Request Review of draft-ietf-calext-ical-relations
Requested revision No specific revision (document currently at 11)
Type Last Call Review
Team Security Area Directorate (secdir)
Deadline 2021-10-28
Requested 2021-10-14
Authors Michael Douglass
I-D last updated 2021-10-26
Completed reviews Artart Last Call review of -09 by Spencer Dawkins (diff)
Secdir Last Call review of -08 by Catherine Meadows (diff)
Genart Last Call review of -08 by Christer Holmberg (diff)
Secdir Telechat review of -09 by Catherine Meadows (diff)

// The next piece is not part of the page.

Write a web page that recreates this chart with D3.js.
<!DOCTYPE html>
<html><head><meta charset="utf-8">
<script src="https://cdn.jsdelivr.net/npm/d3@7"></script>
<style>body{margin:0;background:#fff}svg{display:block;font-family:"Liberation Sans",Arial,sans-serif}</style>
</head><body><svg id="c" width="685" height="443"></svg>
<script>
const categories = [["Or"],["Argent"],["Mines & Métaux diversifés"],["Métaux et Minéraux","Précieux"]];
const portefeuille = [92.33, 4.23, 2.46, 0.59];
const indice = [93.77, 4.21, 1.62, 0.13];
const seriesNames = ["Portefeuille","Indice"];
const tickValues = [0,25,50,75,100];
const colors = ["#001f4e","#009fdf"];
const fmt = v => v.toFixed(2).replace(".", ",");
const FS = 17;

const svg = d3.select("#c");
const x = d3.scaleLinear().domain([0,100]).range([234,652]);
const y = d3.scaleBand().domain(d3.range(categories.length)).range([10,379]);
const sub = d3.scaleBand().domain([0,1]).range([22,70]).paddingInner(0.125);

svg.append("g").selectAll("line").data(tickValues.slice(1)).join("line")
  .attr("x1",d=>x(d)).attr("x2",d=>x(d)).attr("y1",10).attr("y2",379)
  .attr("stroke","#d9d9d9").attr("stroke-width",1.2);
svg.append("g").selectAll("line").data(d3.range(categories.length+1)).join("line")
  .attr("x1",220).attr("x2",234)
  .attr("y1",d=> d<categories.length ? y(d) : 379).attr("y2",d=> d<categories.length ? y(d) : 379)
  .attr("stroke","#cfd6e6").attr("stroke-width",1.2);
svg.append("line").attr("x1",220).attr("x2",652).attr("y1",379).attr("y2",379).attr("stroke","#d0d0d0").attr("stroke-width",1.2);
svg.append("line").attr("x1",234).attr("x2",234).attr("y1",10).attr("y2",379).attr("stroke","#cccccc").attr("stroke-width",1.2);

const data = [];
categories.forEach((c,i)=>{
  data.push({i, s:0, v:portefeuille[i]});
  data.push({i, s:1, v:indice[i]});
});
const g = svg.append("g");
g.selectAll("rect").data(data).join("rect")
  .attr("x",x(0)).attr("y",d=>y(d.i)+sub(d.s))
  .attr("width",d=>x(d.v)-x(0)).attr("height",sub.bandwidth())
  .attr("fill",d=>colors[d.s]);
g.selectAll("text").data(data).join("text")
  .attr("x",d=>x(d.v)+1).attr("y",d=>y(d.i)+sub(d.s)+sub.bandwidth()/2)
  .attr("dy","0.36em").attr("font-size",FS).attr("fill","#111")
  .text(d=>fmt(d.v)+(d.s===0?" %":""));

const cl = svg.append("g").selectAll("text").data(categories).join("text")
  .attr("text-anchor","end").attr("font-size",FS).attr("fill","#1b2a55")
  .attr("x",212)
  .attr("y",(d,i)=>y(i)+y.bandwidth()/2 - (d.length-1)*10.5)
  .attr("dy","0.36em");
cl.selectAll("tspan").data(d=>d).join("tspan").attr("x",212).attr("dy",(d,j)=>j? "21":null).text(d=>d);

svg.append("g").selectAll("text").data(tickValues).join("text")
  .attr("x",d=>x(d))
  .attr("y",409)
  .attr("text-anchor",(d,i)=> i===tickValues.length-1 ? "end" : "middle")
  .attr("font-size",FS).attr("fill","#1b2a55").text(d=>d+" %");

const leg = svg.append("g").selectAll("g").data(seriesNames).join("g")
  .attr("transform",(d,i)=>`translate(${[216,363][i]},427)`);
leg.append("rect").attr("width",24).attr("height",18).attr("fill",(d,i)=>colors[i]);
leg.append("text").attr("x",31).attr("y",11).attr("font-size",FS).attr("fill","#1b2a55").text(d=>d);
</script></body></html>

Assignment Reviewer Catherine Meadows
State Completed
Request Last Call review on draft-ietf-calext-ical-relations by Security Area Directorate Assigned
Posted at https://mailarchive.ietf.org/arch/msg/secdir/NNV1ZqzAuVV2HdGMfrSngwxQ2p4
Reviewed revision 08 (document currently at 11)
Result Has issues
Completed 2021-10-26
review-ietf-calext-ical-relations-08-secdir-lc-meadows-2021-10-26-00
This draft describes increases the expressive and scope of relationships that
can be defined in iCalendar.   It updates the already existing RELATED-TO by
allowing UID and URI as values and introduces a GAP parameter to specify the
length of time between two events.  It also introduces three new properties:
CONCEPT (roughly, category), LINK (typed reference to external meta-data or
related resources), and REFID(used to identify a key that identifies all
components that use that REFID).  The syntax of the relationships is given and
intended use cases are described.

The introduction of greater expressiveness does not by itself introduce
security considerations, but the introduction of references to external sources
does, specifically for URIs, which are allowed as arguments of  the RELATED-TO,
CONCEPT, and LINK properties. The authors of this document are aware of this,
and refer the reader to [RFC3986] for more information.  I agree that the
security considerations related to use of URIs proposed in this draft are
covered by this RFC.

I wonder though, if the document shouldn’t concern a similar warning about the
data type REFERENCE.  This refers to an XML document or a portion of an XML
document.  Since XML can also be used as an attack vector, a mention in the
Security Considerations Section would seem appropriate.